Give a verbatim copy of the lines below, minus the pictures.

┌──

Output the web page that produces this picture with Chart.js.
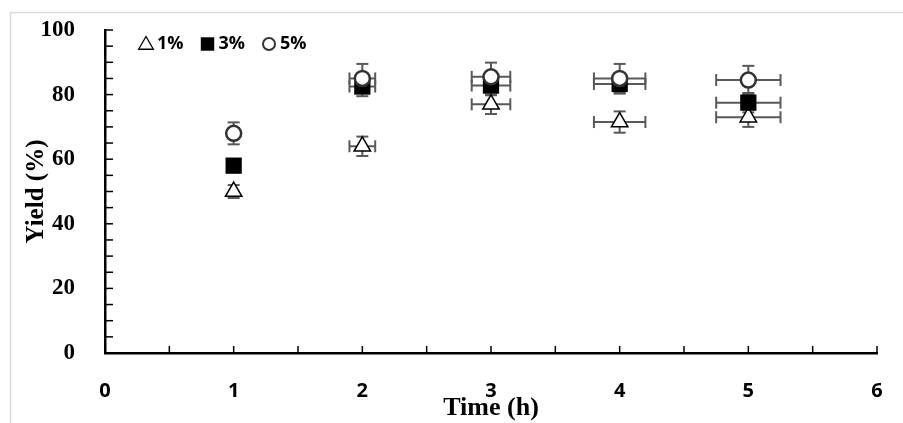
<!DOCTYPE html>
<html>
<head>
<meta charset="utf-8">
<script src="https://cdn.jsdelivr.net/npm/chart.js@4/dist/chart.umd.min.js"></script>
<style>
  body{margin:0;background:#fff}
  canvas{display:block}
</style>
</head>
<body>
<canvas id="yieldChart" width="903" height="423"></canvas>
<script>
// ===================== DATA =====================
const times=[1,2,3,4,5];
const seriesLabels=['1%','3%','5%'];
const yield1=[50,64,77,71.5,73];
const yield3=[58,82.5,82.8,83.3,77.5];
const yield5=[68,85,85.5,85,84.5];
const errY1=[2,3,3,3.3,3];
const errY3=[2,3,3,3,3];
const errY5=[3.4,4.5,4.4,4.5,4.4];
const errX=[0,0.1,0.15,0.2,0.25];
const xLabels=[0,1,2,3,4,5,6];
const yLabels=[0,20,40,60,80,100];

const toPts=ys=>times.map((t,i)=>({x:t,y:ys[i]}));

// ===================== PLUGINS =====================
// grey frame (top + left) like the pasted picture
const frame={id:'frame',
  beforeDraw(chart){
    const {ctx}=chart;
    ctx.save();
    ctx.fillStyle='#fff';ctx.fillRect(0,0,chart.width,chart.height);
    ctx.strokeStyle='#d9d9d9';ctx.lineWidth=1.5;
    ctx.beginPath();ctx.moveTo(10.5,423);ctx.lineTo(10.5,12.5);ctx.lineTo(903,12.5);ctx.stroke();
    ctx.restore();
  }};

// tick marks pointing into the plot + x/y error bars
const marks={id:'marks',
  beforeDatasetsDraw(chart){
    const {ctx,scales:{x,y},chartArea:a}=chart;
    ctx.save();
    ctx.strokeStyle='#000';ctx.lineWidth=1.5;
    y.ticks.forEach(t=>{const py=y.getPixelForValue(t.value);
      ctx.beginPath();ctx.moveTo(a.left,py);ctx.lineTo(a.left+8,py);ctx.stroke();});
    x.ticks.forEach(t=>{const px=x.getPixelForValue(t.value);
      ctx.beginPath();ctx.moveTo(px,a.bottom);ctx.lineTo(px,a.bottom-7);ctx.stroke();});

    const seg=(x1,y1,x2,y2)=>{ctx.beginPath();ctx.moveTo(x1,y1);ctx.lineTo(x2,y2);ctx.stroke();};
    ctx.strokeStyle='#595959';ctx.lineWidth=2;
    chart.data.datasets.forEach(ds=>{
      ds.data.forEach((p,i)=>{
        const px=x.getPixelForValue(p.x),py=y.getPixelForValue(p.y);
        const ey=ds.errY[i],ex=ds.errX[i];
        if(ey){
          const t=y.getPixelForValue(p.y+ey),b=y.getPixelForValue(p.y-ey);
          seg(px,t,px,b);seg(px-6,t,px+6,t);seg(px-6,b,px+6,b);
        }
        if(ex){
          const l=x.getPixelForValue(p.x-ex),r=x.getPixelForValue(p.x+ex);
          seg(l,py,r,py);seg(l,py-6,l,py+6);seg(r,py-6,r,py+6);
        }
      });
    });
    ctx.restore();
  }};

// legend drawn inside the plot, top left
const inlineLegend={id:'inlineLegend',
  afterDraw(chart){
    const {ctx}=chart;
    let cx=146;const cy=44;
    ctx.save();
    ctx.font='bold 18px "Open Sans"';ctx.textBaseline='middle';ctx.textAlign='left';
    chart.data.datasets.forEach(ds=>{
      ctx.fillStyle=ds.backgroundColor;ctx.strokeStyle=ds.borderColor;ctx.lineWidth=ds.legendBorder;
      Chart.helpers.drawPoint(ctx,{pointStyle:ds.pointStyle,radius:ds.legendRadius,borderWidth:ds.legendBorder,rotation:0},cx,cy+(ds.pointStyle==='triangle'?1:0));
      ctx.fillStyle='#000';
      const tx=cx+11;
      ctx.fillText(ds.label,tx,cy);
      cx=tx+ctx.measureText(ds.label).width+24;
    });
    ctx.restore();
  }};

// ===================== CHART =====================
const ctx=document.getElementById('yieldChart').getContext('2d');
new Chart(ctx,{type:'scatter',
  data:{datasets:[
    {label:seriesLabels[0],data:toPts(yield1),errY:errY1,errX:errX,order:2,
     pointStyle:'triangle',pointRadius:9.5,pointHoverRadius:9.5,backgroundColor:'#fff',borderColor:'#000',borderWidth:1.5,
     legendRadius:8.5,legendBorder:1.3},
    {label:seriesLabels[1],data:toPts(yield3),errY:errY3,errX:errX,order:1,
     pointStyle:'rect',pointRadius:11.5,pointHoverRadius:11.5,backgroundColor:'#000',borderColor:'#000',borderWidth:0,
     legendRadius:9.5,legendBorder:0},
    {label:seriesLabels[2],data:toPts(yield5),errY:errY5,errX:errX,order:0,
     pointStyle:'circle',pointRadius:7.5,pointHoverRadius:7.5,backgroundColor:'#fff',borderColor:'#333',borderWidth:2.5,
     legendRadius:6,legendBorder:2},
  ]},
  options:{responsive:false,animation:false,events:[],
    layout:{padding:{left:0,top:30,right:26,bottom:0}},
    plugins:{legend:{display:false},tooltip:{enabled:false}},
    scales:{
      x:{type:'linear',min:0,max:6,
         grid:{display:false,drawTicks:false},border:{display:true,color:'#000',width:2.5},
         ticks:{stepSize:0.5,autoSkip:false,maxRotation:0,padding:26,color:'#000',
                font:{family:'"Open Sans"',weight:'bold',size:20},callback:v=>xLabels.includes(v)?v:''},
         title:{display:true,text:'Time (h)',color:'#000',font:{family:'"Liberation Serif"',weight:'bold',size:26},padding:{top:0,bottom:-1}},
         afterFit:s=>{s.height=70;s.paddingLeft=0;s.paddingRight=0;}},
      y:{min:0,max:100,
         grid:{display:false,drawTicks:false},border:{display:true,color:'#000',width:2.5},
         ticks:{stepSize:5,autoSkip:false,padding:30,color:'#000',
                font:{family:'"Liberation Serif"',weight:'bold',size:23},callback:v=>yLabels.includes(v)?v:''},
         title:{display:true,text:'Yield (%)',color:'#000',font:{family:'"Liberation Serif"',weight:'bold',size:25},padding:{top:22,bottom:0}},
         afterFit:s=>{s.width=105;s.paddingTop=0;s.paddingBottom=0;}}
    }},
  plugins:[frame,marks,inlineLegend]
});
</script>
</body>
</html>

└──

SOLUTION:
Output the web page that produces this picture with Chart.js.
<!DOCTYPE html>
<html>
<head>
<meta charset="utf-8">
<script src="https://cdn.jsdelivr.net/npm/chart.js@4/dist/chart.umd.min.js"></script>
<style>
  body{margin:0;background:#fff}
  canvas{display:block}
</style>
</head>
<body>
<canvas id="yieldChart" width="903" height="423"></canvas>
<script>
// ===================== DATA =====================
const times=[1,2,3,4,5];
const seriesLabels=['1%','3%','5%'];
const yield1=[50,64,77,71.5,73];
const yield3=[58,82.5,82.8,83.3,77.5];
const yield5=[68,85,85.5,85,84.5];
const errY1=[2,3,3,3.3,3];
const errY3=[2,3,3,3,3];
const errY5=[3.4,4.5,4.4,4.5,4.4];
const errX=[0,0.1,0.15,0.2,0.25];
const xLabels=[0,1,2,3,4,5,6];
const yLabels=[0,20,40,60,80,100];

const toPts=ys=>times.map((t,i)=>({x:t,y:ys[i]}));

// ===================== PLUGINS =====================
// grey frame (top + left) like the pasted picture
const frame={id:'frame',
  beforeDraw(chart){
    const {ctx}=chart;
    ctx.save();
    ctx.fillStyle='#fff';ctx.fillRect(0,0,chart.width,chart.height);
    ctx.strokeStyle='#d9d9d9';ctx.lineWidth=1.5;
    ctx.beginPath();ctx.moveTo(10.5,423);ctx.lineTo(10.5,12.5);ctx.lineTo(903,12.5);ctx.stroke();
    ctx.restore();
  }};

// tick marks pointing into the plot + x/y error bars
const marks={id:'marks',
  beforeDatasetsDraw(chart){
    const {ctx,scales:{x,y},chartArea:a}=chart;
    ctx.save();
    ctx.strokeStyle='#000';ctx.lineWidth=1.5;
    y.ticks.forEach(t=>{const py=y.getPixelForValue(t.value);
      ctx.beginPath();ctx.moveTo(a.left,py);ctx.lineTo(a.left+8,py);ctx.stroke();});
    x.ticks.forEach(t=>{const px=x.getPixelForValue(t.value);
      ctx.beginPath();ctx.moveTo(px,a.bottom);ctx.lineTo(px,a.bottom-7);ctx.stroke();});

    const seg=(x1,y1,x2,y2)=>{ctx.beginPath();ctx.moveTo(x1,y1);ctx.lineTo(x2,y2);ctx.stroke();};
    ctx.strokeStyle='#595959';ctx.lineWidth=2;
    chart.data.datasets.forEach(ds=>{
      ds.data.forEach((p,i)=>{
        const px=x.getPixelForValue(p.x),py=y.getPixelForValue(p.y);
        const ey=ds.errY[i],ex=ds.errX[i];
        if(ey){
          const t=y.getPixelForValue(p.y+ey),b=y.getPixelForValue(p.y-ey);
          seg(px,t,px,b);seg(px-6,t,px+6,t);seg(px-6,b,px+6,b);
        }
        if(ex){
          const l=x.getPixelForValue(p.x-ex),r=x.getPixelForValue(p.x+ex);
          seg(l,py,r,py);seg(l,py-6,l,py+6);seg(r,py-6,r,py+6);
        }
      });
    });
    ctx.restore();
  }};

// legend drawn inside the plot, top left
const inlineLegend={id:'inlineLegend',
  afterDraw(chart){
    const {ctx}=chart;
    let cx=146;const cy=44;
    ctx.save();
    ctx.font='bold 18px "Open Sans"';ctx.textBaseline='middle';ctx.textAlign='left';
    chart.data.datasets.forEach(ds=>{
      ctx.fillStyle=ds.backgroundColor;ctx.strokeStyle=ds.borderColor;ctx.lineWidth=ds.legendBorder;
      Chart.helpers.drawPoint(ctx,{pointStyle:ds.pointStyle,radius:ds.legendRadius,borderWidth:ds.legendBorder,rotation:0},cx,cy+(ds.pointStyle==='triangle'?1:0));
      ctx.fillStyle='#000';
      const tx=cx+11;
      ctx.fillText(ds.label,tx,cy);
      cx=tx+ctx.measureText(ds.label).width+24;
    });
    ctx.restore();
  }};

// ===================== CHART =====================
const ctx=document.getElementById('yieldChart').getContext('2d');
new Chart(ctx,{type:'scatter',
  data:{datasets:[
    {label:seriesLabels[0],data:toPts(yield1),errY:errY1,errX:errX,order:2,
     pointStyle:'triangle',pointRadius:9.5,pointHoverRadius:9.5,backgroundColor:'#fff',borderColor:'#000',borderWidth:1.5,
     legendRadius:8.5,legendBorder:1.3},
    {label:seriesLabels[1],data:toPts(yield3),errY:errY3,errX:errX,order:1,
     pointStyle:'rect',pointRadius:11.5,pointHoverRadius:11.5,backgroundColor:'#000',borderColor:'#000',borderWidth:0,
     legendRadius:9.5,legendBorder:0},
    {label:seriesLabels[2],data:toPts(yield5),errY:errY5,errX:errX,order:0,
     pointStyle:'circle',pointRadius:7.5,pointHoverRadius:7.5,backgroundColor:'#fff',borderColor:'#333',borderWidth:2.5,
     legendRadius:6,legendBorder:2},
  ]},
  options:{responsive:false,animation:false,events:[],
    layout:{padding:{left:0,top:30,right:26,bottom:0}},
    plugins:{legend:{display:false},tooltip:{enabled:false}},
    scales:{
      x:{type:'linear',min:0,max:6,
         grid:{display:false,drawTicks:false},border:{display:true,color:'#000',width:2.5},
         ticks:{stepSize:0.5,autoSkip:false,maxRotation:0,padding:26,color:'#000',
                font:{family:'"Open Sans"',weight:'bold',size:20},callback:v=>xLabels.includes(v)?v:''},
         title:{display:true,text:'Time (h)',color:'#000',font:{family:'"Liberation Serif"',weight:'bold',size:26},padding:{top:0,bottom:-1}},
         afterFit:s=>{s.height=70;s.paddingLeft=0;s.paddingRight=0;}},
      y:{min:0,max:100,
         grid:{display:false,drawTicks:false},border:{display:true,color:'#000',width:2.5},
         ticks:{stepSize:5,autoSkip:false,padding:30,color:'#000',
                font:{family:'"Liberation Serif"',weight:'bold',size:23},callback:v=>yLabels.includes(v)?v:''},
         title:{display:true,text:'Yield (%)',color:'#000',font:{family:'"Liberation Serif"',weight:'bold',size:25},padding:{top:22,bottom:0}},
         afterFit:s=>{s.width=105;s.paddingTop=0;s.paddingBottom=0;}}
    }},
  plugins:[frame,marks,inlineLegend]
});
</script>
</body>
</html>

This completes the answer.